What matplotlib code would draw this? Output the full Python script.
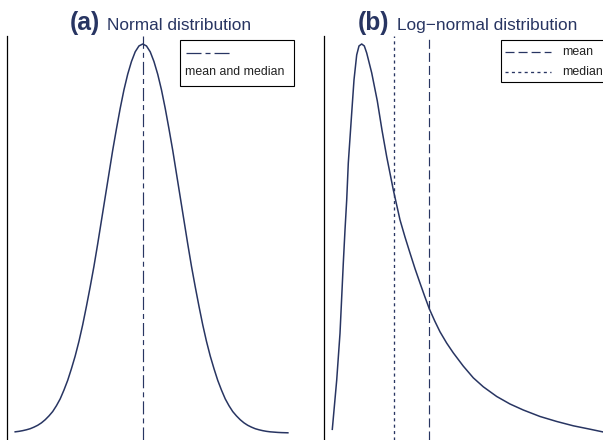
import matplotlib
matplotlib.use("Agg")
import matplotlib.pyplot as plt
from matplotlib.lines import Line2D
from matplotlib.patches import Rectangle

plt.rcParams['font.family'] = ['Liberation Sans', 'DejaVu Sans']
plt.rcParams['lines.scale_dashes'] = False

# Normal density (x in standard deviations)
norm_x = [-3.4, -3.3, -3.2, -3.1, -3.0, -2.9, -2.8, -2.7, -2.6, -2.5, -2.4, -2.3, -2.2, -2.1,
          -2.0, -1.9, -1.8, -1.7, -1.6, -1.5, -1.4, -1.3, -1.2, -1.1,
          -1.0, -0.9, -0.8, -0.7, -0.6, -0.5, -0.4, -0.3, -0.2, -0.1, 0.0,
          0.1, 0.2, 0.3, 0.4, 0.5, 0.6, 0.7, 0.8, 0.9, 1.0,
          1.1, 1.2, 1.3, 1.4, 1.5, 1.6, 1.7, 1.8, 1.9, 2.0, 2.1, 2.2, 2.3, 2.4,
          2.5, 2.6, 2.7, 2.8, 2.9, 3.0, 3.1, 3.2, 3.3, 3.4, 3.5, 3.6, 3.7, 3.87]
norm_y = [0.0012, 0.0017, 0.0024, 0.0033, 0.0044, 0.0060, 0.0079, 0.0104, 0.0136, 0.0175, 0.022, 0.028, 0.035, 0.044,
          0.054, 0.066, 0.079, 0.094, 0.111, 0.130, 0.150, 0.171, 0.194, 0.218,
          0.242, 0.266, 0.290, 0.312, 0.333, 0.352, 0.368, 0.381, 0.391, 0.397, 0.399,
          0.397, 0.391, 0.381, 0.368, 0.352, 0.333, 0.312, 0.290, 0.266, 0.242,
          0.218, 0.194, 0.171, 0.150, 0.130, 0.111, 0.094, 0.079, 0.066, 0.054, 0.044, 0.035, 0.028, 0.022,
          0.0175, 0.0136, 0.0104, 0.0079, 0.0060, 0.0044, 0.0033, 0.0024, 0.0017, 0.0012, 0.0009, 0.0006, 0.0004, 0.0002]
norm_center = 0.0

# Log-normal density (relative to its peak)
lnorm_x = [0.40, 0.62, 0.785, 0.95, 1.035, 1.12, 1.20, 1.37, 1.485, 1.62, 1.735, 1.87,
           2.0, 2.12, 2.37, 2.65, 2.885, 3.12, 3.45, 3.785, 4.035, 4.285, 4.535, 4.785,
           5.02, 5.25, 5.52, 5.785, 6.12, 6.45, 6.95, 7.45, 7.95, 8.62, 9.285, 9.95,
           10.785, 11.62, 12.45, 13.285, 13.95]
lnorm_y = [0.012, 0.138, 0.258, 0.438, 0.523, 0.600, 0.695, 0.823, 0.908, 0.972, 0.995, 1.0,
           0.995, 0.977, 0.926, 0.854, 0.779, 0.711, 0.626, 0.549, 0.505, 0.464, 0.424, 0.387,
           0.353, 0.321, 0.290, 0.262, 0.233, 0.208, 0.174, 0.144, 0.121, 0.0962, 0.0769, 0.0615,
           0.0449, 0.0321, 0.0210, 0.0123, 0.0051]
lnorm_median = 3.47
lnorm_mean = 5.25

navy = '#283562'
W, H = 603, 440


def fx(px):
    return px / W


def fy(py):
    return 1 - py / H


fig = plt.figure(figsize=(W / 100, H / 100), dpi=100)

# panel a
ax1 = fig.add_axes([fx(7.3), 0, (292 - 7.3) / W, (440 - 36) / H])
ax1.plot(norm_x, norm_y, color=navy, lw=1.1)
ax1.axvline(norm_center, color=navy, lw=0.85, dashes=(9.4, 2.9, 3.6, 2.9))
ax1.set_xlim(-3.61, 3.98)
ax1.set_ylim(-0.00718, 0.4072)

# panel b
ax2 = fig.add_axes([fx(324.3), 0, 285 / W, (440 - 36) / H])
ax2.plot(lnorm_x, lnorm_y, color=navy, lw=1.1)
ax2.axvline(lnorm_median, color=navy, lw=0.95, dashes=(2.2, 2.4))
ax2.axvline(lnorm_mean, color=navy, lw=0.85, dashes=(6.5, 2.9))
ax2.set_xlim(0, 14.25)
ax2.set_ylim(-0.0154, 1.0205)

for ax in (ax1, ax2):
    for s in ['top', 'right', 'bottom']:
        ax.spines[s].set_visible(False)
    ax.spines['left'].set_color('black')
    ax.spines['left'].set_linewidth(0.9)
    ax.set_xticks([])
    ax.set_yticks([])
    ax.patch.set_alpha(0)

# titles
fig.text(fx(70), fy(30), '(a)', fontsize=17.7, fontweight='bold', color=navy, va='baseline')
fig.text(fx(107), fy(30), 'Normal distribution', fontsize=12.4, color=navy, va='baseline')
fig.text(fx(358), fy(30), '(b)', fontsize=17.7, fontweight='bold', color=navy, va='baseline')
fig.text(fx(396.7), fy(30), 'Log\u2212normal distribution', fontsize=12.4, color=navy, va='baseline')

# legend boxes drawn by hand (the R layout puts the line above the label in panel a)
fig.add_artist(Rectangle((fx(179.5), fy(86.5)), (294 - 179.5) / W, (86.5 - 40.5) / H,
                         transform=fig.transFigure, facecolor='white', edgecolor='black', lw=0.8))
fig.add_artist(Line2D([fx(186), fx(230)], [fy(52.7), fy(52.7)], transform=fig.transFigure,
                      color=navy, lw=0.9, dashes=(10.8, 2.9, 3.6, 2.9)))
fig.text(fx(185), fy(71.7), 'mean and median', fontsize=8.9, color='#222222', va='center')

fig.add_artist(Rectangle((fx(500.5), fy(82.5)), (615 - 500.5) / W, (82.5 - 40.5) / H,
                         transform=fig.transFigure, facecolor='white', edgecolor='black', lw=0.8))
fig.add_artist(Line2D([fx(505), fx(551)], [fy(51.7), fy(51.7)], transform=fig.transFigure,
                      color=navy, lw=0.9, dashes=(6.5, 2.9)))
fig.add_artist(Line2D([fx(505), fx(551)], [fy(71.7), fy(71.7)], transform=fig.transFigure,
                      color=navy, lw=0.95, dashes=(2.2, 2.4)))
fig.text(fx(561.7), fy(51.7), 'mean', fontsize=8.9, color='#222222', va='center')
fig.text(fx(561.7), fy(71.7), 'median', fontsize=8.9, color='#222222', va='center')

fig.savefig('out.png', dpi=100)
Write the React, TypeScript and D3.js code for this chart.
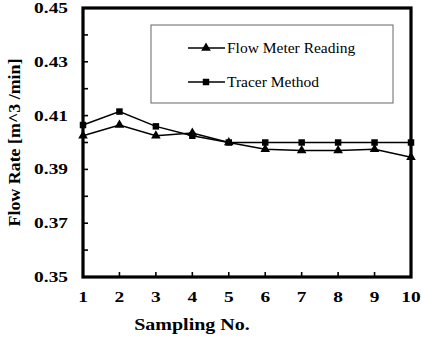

Aim of the task: Pull every line holding "this" out of the records.

Finished exercise:
What matplotlib code would draw this? Output the full Python script.
Write the React, TypeScript and D3.js code for this chart.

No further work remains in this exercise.